::: GIVEN ENTRIES
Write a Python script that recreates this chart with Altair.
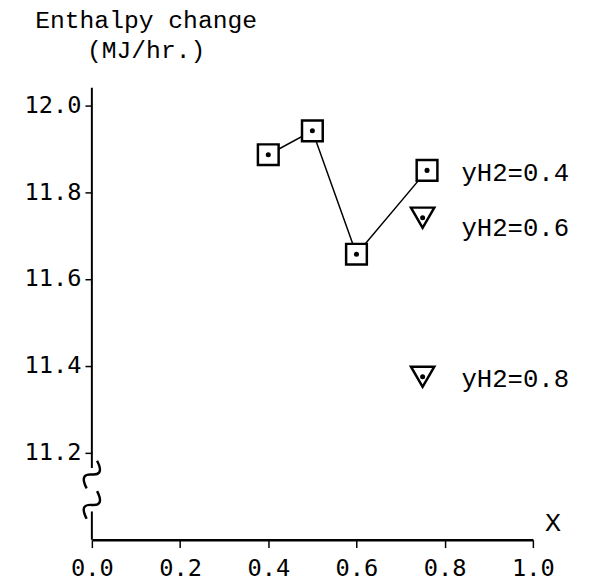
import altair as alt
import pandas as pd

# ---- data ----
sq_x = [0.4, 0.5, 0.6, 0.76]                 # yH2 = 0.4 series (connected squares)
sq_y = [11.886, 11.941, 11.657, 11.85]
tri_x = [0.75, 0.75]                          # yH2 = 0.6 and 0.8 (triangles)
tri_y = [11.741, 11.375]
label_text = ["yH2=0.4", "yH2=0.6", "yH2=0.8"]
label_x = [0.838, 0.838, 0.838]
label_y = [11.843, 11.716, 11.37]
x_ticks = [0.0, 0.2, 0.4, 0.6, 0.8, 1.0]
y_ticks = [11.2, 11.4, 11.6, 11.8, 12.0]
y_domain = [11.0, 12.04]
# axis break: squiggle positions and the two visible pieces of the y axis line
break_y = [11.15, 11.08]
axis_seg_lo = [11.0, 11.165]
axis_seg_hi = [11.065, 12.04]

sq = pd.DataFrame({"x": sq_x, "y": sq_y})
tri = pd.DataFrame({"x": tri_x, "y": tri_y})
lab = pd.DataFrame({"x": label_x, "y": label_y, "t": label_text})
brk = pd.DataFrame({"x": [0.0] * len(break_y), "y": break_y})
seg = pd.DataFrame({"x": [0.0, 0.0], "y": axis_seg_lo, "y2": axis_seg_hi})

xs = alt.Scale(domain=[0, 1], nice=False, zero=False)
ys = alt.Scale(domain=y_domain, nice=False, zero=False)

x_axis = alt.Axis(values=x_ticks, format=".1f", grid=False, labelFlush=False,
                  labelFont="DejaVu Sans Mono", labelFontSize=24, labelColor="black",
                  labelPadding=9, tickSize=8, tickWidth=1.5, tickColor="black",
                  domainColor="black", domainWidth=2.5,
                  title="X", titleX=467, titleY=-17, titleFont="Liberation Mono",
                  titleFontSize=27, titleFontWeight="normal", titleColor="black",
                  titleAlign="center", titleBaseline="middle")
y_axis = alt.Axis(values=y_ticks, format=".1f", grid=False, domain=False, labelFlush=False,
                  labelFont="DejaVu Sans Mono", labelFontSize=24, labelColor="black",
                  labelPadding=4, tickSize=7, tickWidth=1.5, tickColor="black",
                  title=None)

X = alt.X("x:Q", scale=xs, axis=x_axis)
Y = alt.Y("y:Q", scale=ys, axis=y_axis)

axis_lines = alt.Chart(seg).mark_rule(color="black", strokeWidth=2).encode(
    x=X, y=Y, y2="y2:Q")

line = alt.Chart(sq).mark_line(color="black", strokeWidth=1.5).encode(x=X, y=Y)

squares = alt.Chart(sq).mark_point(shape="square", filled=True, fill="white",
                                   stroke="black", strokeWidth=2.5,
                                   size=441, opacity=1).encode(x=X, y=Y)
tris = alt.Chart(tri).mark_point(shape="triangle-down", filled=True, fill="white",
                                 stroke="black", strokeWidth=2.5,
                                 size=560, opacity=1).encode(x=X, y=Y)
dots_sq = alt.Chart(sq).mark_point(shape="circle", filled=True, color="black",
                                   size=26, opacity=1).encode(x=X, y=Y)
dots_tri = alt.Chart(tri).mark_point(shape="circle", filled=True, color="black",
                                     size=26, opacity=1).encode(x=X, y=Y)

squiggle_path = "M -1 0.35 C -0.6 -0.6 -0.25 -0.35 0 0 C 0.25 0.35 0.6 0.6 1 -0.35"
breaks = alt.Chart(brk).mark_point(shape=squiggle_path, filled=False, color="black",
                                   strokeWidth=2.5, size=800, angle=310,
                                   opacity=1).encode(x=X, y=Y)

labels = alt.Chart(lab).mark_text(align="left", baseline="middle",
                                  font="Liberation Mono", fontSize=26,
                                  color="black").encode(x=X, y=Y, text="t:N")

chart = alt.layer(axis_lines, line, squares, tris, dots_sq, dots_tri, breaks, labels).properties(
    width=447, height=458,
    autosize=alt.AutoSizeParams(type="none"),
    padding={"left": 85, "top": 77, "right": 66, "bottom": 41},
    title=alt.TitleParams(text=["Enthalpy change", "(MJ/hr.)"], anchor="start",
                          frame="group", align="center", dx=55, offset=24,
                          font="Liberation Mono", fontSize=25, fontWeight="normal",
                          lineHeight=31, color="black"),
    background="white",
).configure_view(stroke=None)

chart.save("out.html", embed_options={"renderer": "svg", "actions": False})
::::::
::: GIVEN ENTRIES
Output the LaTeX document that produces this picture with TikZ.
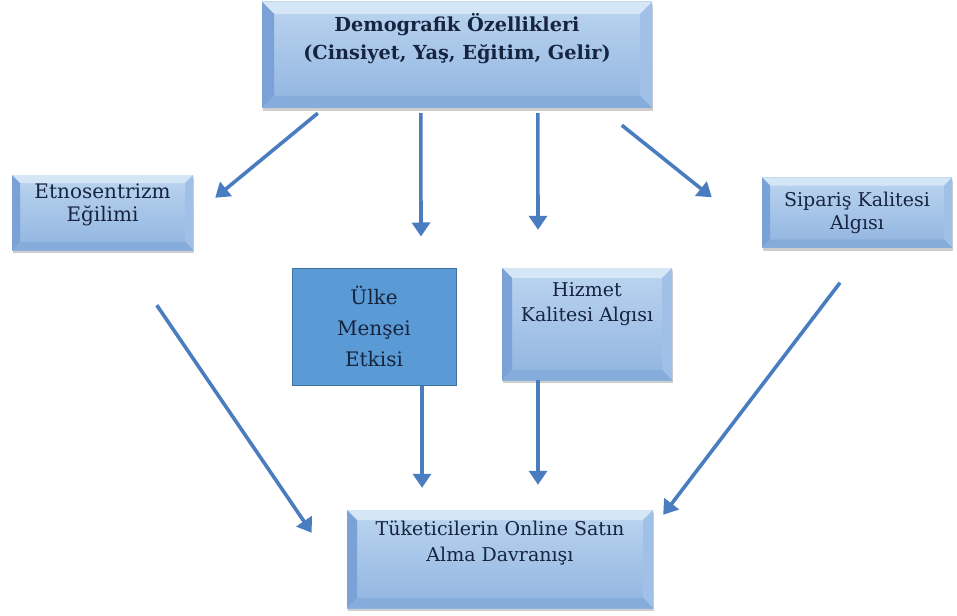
::::::
Do not include pictures. Give again exactly the lines starting at the one with "Write a Python" and ending at the one with "import pandas as pd", both included.

Write a Python script that recreates this chart with Altair.
import altair as alt
import pandas as pd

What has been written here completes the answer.